LONDON (AP) — Royal Bank of Scotland Group PLC reported an 18-percent rise in full year net profit yesterday as gains from the sale of non-key assets outweighed the impact of sub-prime-related asset write-downs, which the bank also raised further.

RBS, Britain's second-largest bank by market capitalisation, posted net profit of £7.3 billion ($14.5 billion) for 2007 — including ABN Amro Holding NV, the Dutch bank which RBS acquired in mid-October — compared with £6.2 billion in 2006.

Revenue rose 11 percent to £31.1 billion ($61.8 billion), boosted by gains from the sale of its stake in Southern Water Capital Ltd.

That offset an increase in the banks write-downs due to the impact of the US sub-prime housing crisis to £1.6 billion ($3.2 billion), up from a previous forecast of £1.2 billion ($2.4 billion) to the end of November.

The higher charge is largely due to a £456 million ($904 million) write-down on its exposure to US bond insurers after they suffered rating downgrades.

ABN Amro booked separate writedowns of £900 million ($1.8 billion).
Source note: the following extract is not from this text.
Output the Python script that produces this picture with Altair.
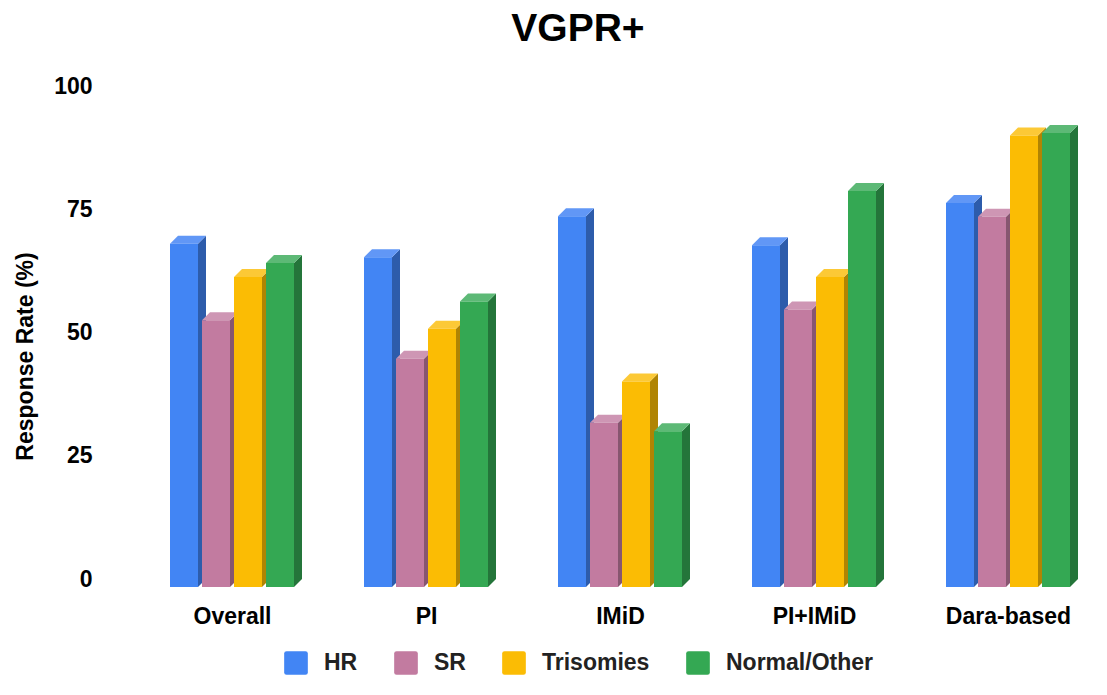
import altair as alt
import pandas as pd

# ---------------- data ----------------
CATEGORIES = ["Overall", "PI", "IMiD", "PI+IMiD", "Dara-based"]
SERIES = ["HR", "SR", "Trisomies", "Normal/Other"]
HR = [69.6, 66.9, 75.2, 69.3, 77.9]
SR = [54.1, 46.3, 33.3, 56.3, 75.1]
TRISOMIES = [62.9, 52.4, 41.7, 62.9, 91.6]
NORMAL_OTHER = [65.7, 57.9, 31.6, 80.3, 92.1]
Y_TICKS = [0, 25, 50, 75, 100]

# ---------------- style ----------------
FRONT_COLORS = ["#4285F4", "#C27BA0", "#FBBC04", "#34A853"]
SIDE_COLORS = ["#2D5CAB", "#875670", "#B08403", "#24753A"]
TOP_COLORS = ["#6197F6", "#CE96B4", "#FCC936", "#5DB976"]
FONT = "Liberation Sans"

GROUP_PX = 194      # distance between category centres
BAR_PX = 28         # front face width
STEP_PX = 32        # distance between bars in a group
DEPTH_PX = 8        # 3-D depth
PLOT_W = 950
PLOT_H = 493
Y_MAX = 100

values = [HR, SR, TRISOMIES, NORMAL_OTHER]
bar_w = BAR_PX / GROUP_PX
step = STEP_PX / GROUP_PX
dx = DEPTH_PX / GROUP_PX
dy = DEPTH_PX * Y_MAX / PLOT_H
group_half = (3 * STEP_PX + BAR_PX) / 2 / GROUP_PX

front_rows, side_rows, top_rows = [], [], []
for i, cat in enumerate(CATEGORIES):
    for j, s in enumerate(SERIES):
        v = values[j][i]
        L = i - group_half + j * step
        R = L + bar_w
        fid = f"{cat}|{s}"
        front_rows.append(dict(series=s, x=L, x2=R, y=0, y2=v))
        side_rows += [
            dict(series=s, face=fid, x=R, y=v, y2=0),
            dict(series=s, face=fid, x=R + dx, y=v + dy, y2=dy),
        ]
        top_rows += [
            dict(series=s, face=fid, x=L, y=v, y2=v),
            dict(series=s, face=fid, x=L + dx, y=v + dy, y2=v),
            dict(series=s, face=fid, x=R, y=v + dy, y2=v),
            dict(series=s, face=fid, x=R + dx, y=v + dy, y2=v + dy),
        ]

front_df = pd.DataFrame(front_rows)
side_df = pd.DataFrame(side_rows)
top_df = pd.DataFrame(top_rows)

x_min = -0.5
x_scale = alt.Scale(domain=[x_min, x_min + PLOT_W / GROUP_PX], nice=False, zero=False)
y_scale = alt.Scale(domain=[0, Y_MAX], nice=False)

label_expr = "[" + ",".join(f"'{c}'" for c in CATEGORIES) + "][datum.value]"

x_axis = alt.Axis(
    values=list(range(len(CATEGORIES))), labelExpr=label_expr, title=None,
    labelFont=FONT, labelFontSize=23, labelFontWeight="bold", labelColor="#000",
    labelPadding=18, domain=False, ticks=False, grid=False,
)
y_axis = alt.Axis(
    values=Y_TICKS, title="Response Rate (%)",
    labelFont=FONT, labelFontSize=23, labelFontWeight="bold", labelColor="#000",
    labelPadding=43, labelOffset=-8,
    titleFont=FONT, titleFontSize=23, titleFontWeight="bold", titleColor="#000",
    titleX=-103, titleY=262, titleAlign="center", titleBaseline="alphabetic", titleAngle=270,
    domain=False, ticks=False, grid=False,
)

legend_symbol = "M-0.8,-1H0.8Q1,-1,1,-0.8V0.8Q1,1,0.8,1H-0.8Q-1,1,-1,0.8V-0.8Q-1,-1,-0.8,-1Z"

side = alt.Chart(side_df).mark_area(strokeWidth=0).encode(
    x=alt.X("x:Q", scale=x_scale, axis=x_axis),
    y=alt.Y("y:Q", scale=y_scale, axis=y_axis),
    y2="y2:Q",
    detail="face:N",
    color=alt.Color("series:N", scale=alt.Scale(domain=SERIES, range=SIDE_COLORS), legend=None),
)

top = alt.Chart(top_df).mark_area(strokeWidth=0).encode(
    x=alt.X("x:Q", scale=x_scale, axis=x_axis),
    y=alt.Y("y:Q", scale=y_scale, axis=y_axis),
    y2="y2:Q",
    detail="face:N",
    color=alt.Color("series:N", scale=alt.Scale(domain=SERIES, range=TOP_COLORS), legend=None),
)

front = alt.Chart(front_df).mark_rect().encode(
    x=alt.X("x:Q", scale=x_scale, axis=x_axis),
    x2="x2:Q",
    y=alt.Y("y:Q", scale=y_scale, axis=y_axis),
    y2="y2:Q",
    color=alt.Color(
        "series:N",
        scale=alt.Scale(domain=SERIES, range=FRONT_COLORS),
        legend=alt.Legend(
            title=None, orient="none", direction="horizontal",
            legendX=149, legendY=557, padding=0,
            symbolType=legend_symbol, symbolSize=560, symbolStrokeWidth=0,
            labelFont=FONT, labelFontSize=23, labelFontWeight="bold", labelColor="#222",
            labelOffset=16, columnPadding=36,
        ),
    ),
)

chart = (
    alt.layer(side, top, front)
    .resolve_scale(color="independent")
    .properties(
        width=PLOT_W,
        height=PLOT_H,
        autosize="none",
        padding={"left": 127, "top": 86, "right": 14, "bottom": 100},
        title=alt.TitleParams(
            text="VGPR+", font=FONT, fontSize=39, fontWeight="bold", color="#000",
            anchor="middle", dx=-32, offset=26,
        ),
    )
    .configure_view(stroke=None)
)

chart.save("out.html", embed_options={"renderer": "svg", "actions": False})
On a positive note, the bank raised its expected benefits from its purchase of the Dutch Bank to $3.5 billion due to higher cost and revenue benefits.
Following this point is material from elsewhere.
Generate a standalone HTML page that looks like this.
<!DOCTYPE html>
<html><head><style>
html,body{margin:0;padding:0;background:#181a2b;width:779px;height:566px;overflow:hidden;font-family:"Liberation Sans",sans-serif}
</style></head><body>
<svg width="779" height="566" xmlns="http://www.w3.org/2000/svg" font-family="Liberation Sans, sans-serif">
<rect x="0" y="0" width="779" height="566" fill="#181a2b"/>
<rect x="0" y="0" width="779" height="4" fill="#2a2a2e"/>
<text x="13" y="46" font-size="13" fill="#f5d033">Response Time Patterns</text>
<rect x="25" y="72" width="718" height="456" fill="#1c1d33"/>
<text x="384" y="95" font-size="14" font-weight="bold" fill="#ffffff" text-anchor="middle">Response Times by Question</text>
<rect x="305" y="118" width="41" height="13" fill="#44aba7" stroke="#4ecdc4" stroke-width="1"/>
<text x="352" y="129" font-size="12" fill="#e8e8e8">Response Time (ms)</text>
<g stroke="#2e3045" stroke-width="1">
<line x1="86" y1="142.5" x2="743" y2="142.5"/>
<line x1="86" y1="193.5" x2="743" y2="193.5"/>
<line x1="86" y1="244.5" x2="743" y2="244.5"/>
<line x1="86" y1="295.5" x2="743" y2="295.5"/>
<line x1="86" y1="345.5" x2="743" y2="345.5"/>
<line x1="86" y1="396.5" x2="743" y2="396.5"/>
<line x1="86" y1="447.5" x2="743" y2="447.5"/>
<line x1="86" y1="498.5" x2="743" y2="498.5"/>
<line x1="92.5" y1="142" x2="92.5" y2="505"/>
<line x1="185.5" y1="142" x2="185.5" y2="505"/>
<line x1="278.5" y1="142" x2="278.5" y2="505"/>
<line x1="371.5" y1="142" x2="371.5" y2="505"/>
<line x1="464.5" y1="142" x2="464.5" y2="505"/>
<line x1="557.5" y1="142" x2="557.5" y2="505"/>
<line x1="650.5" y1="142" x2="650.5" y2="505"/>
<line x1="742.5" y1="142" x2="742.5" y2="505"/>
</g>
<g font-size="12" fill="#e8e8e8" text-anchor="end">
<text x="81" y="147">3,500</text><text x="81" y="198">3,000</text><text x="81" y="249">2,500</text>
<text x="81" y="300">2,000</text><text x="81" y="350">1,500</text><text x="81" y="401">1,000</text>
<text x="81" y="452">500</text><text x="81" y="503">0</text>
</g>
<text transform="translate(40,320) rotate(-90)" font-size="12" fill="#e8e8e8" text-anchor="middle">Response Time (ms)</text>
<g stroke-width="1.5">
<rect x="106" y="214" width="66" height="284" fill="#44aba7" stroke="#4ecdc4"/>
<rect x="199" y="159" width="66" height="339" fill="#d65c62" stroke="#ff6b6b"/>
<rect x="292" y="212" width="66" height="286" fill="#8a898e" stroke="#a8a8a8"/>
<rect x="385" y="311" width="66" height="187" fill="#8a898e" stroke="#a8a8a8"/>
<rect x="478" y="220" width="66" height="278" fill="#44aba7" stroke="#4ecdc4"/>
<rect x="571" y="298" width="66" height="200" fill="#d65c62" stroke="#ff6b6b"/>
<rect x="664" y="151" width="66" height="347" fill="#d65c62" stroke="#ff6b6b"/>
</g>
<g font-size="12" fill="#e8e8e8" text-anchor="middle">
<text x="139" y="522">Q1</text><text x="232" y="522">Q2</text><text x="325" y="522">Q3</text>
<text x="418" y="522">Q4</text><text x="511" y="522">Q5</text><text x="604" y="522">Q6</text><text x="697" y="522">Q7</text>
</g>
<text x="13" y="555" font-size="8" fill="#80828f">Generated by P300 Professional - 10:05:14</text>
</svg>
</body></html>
"We have secured a whole additional range of options for ourselves this year that will serve us well in 2008 and beyond," said chief executive Fred Goodwin. "We feel that we are well placed to deal with a broad range of market scenarios."

However, the mixed nature of the report was reflected in RBS's share price, which fluctuated between gains and losses after the announcement. The stock closed down 1.95 percent at 402 pence ($7.99).

Collins Stewart analyst Alex Potter said the results were "OK ... but risks remain."

Potter said the extent of the write-downs "appears reasonable in a sector context but clearly this is a highly subjective area".

Richard Hunter, an analyst at Hargreaves Lansdown Stockbrokers, said market sentiment toward RBS is likely to remain neutral.

"Bears of RBS will want to hear that the write-downs have finally been put to bed, which cannot yet be definitely confirmed," Hunter said. "Further out, the market will want to understand the full earnings impact and synergies from the successful ABN Amro acquisition."

A European consortium led by RBS and including Belgian-Dutch group Fortis and Spain's Banco Santander bought ABN Amro for $100 billion last year with the aim of breaking up the Dutch giant.

Goodwin said that RBS' portion of ABN Amro cost it $21.7 billion rather than the $24.5 billion it originally forecast, helped by the sale of ABN Amro's Brazil investment banking unit to Santander for $1.14 billion.

Overall, the bank said that earnings growth was driven by the bank's corporate banking business in its British home market, where operating profit rose 11 percent. Retail, especially savings and investment products, delivered 10 percent operating profit growth, while the investment banking business saw a two-percent decline in operating profit as a result of market conditions.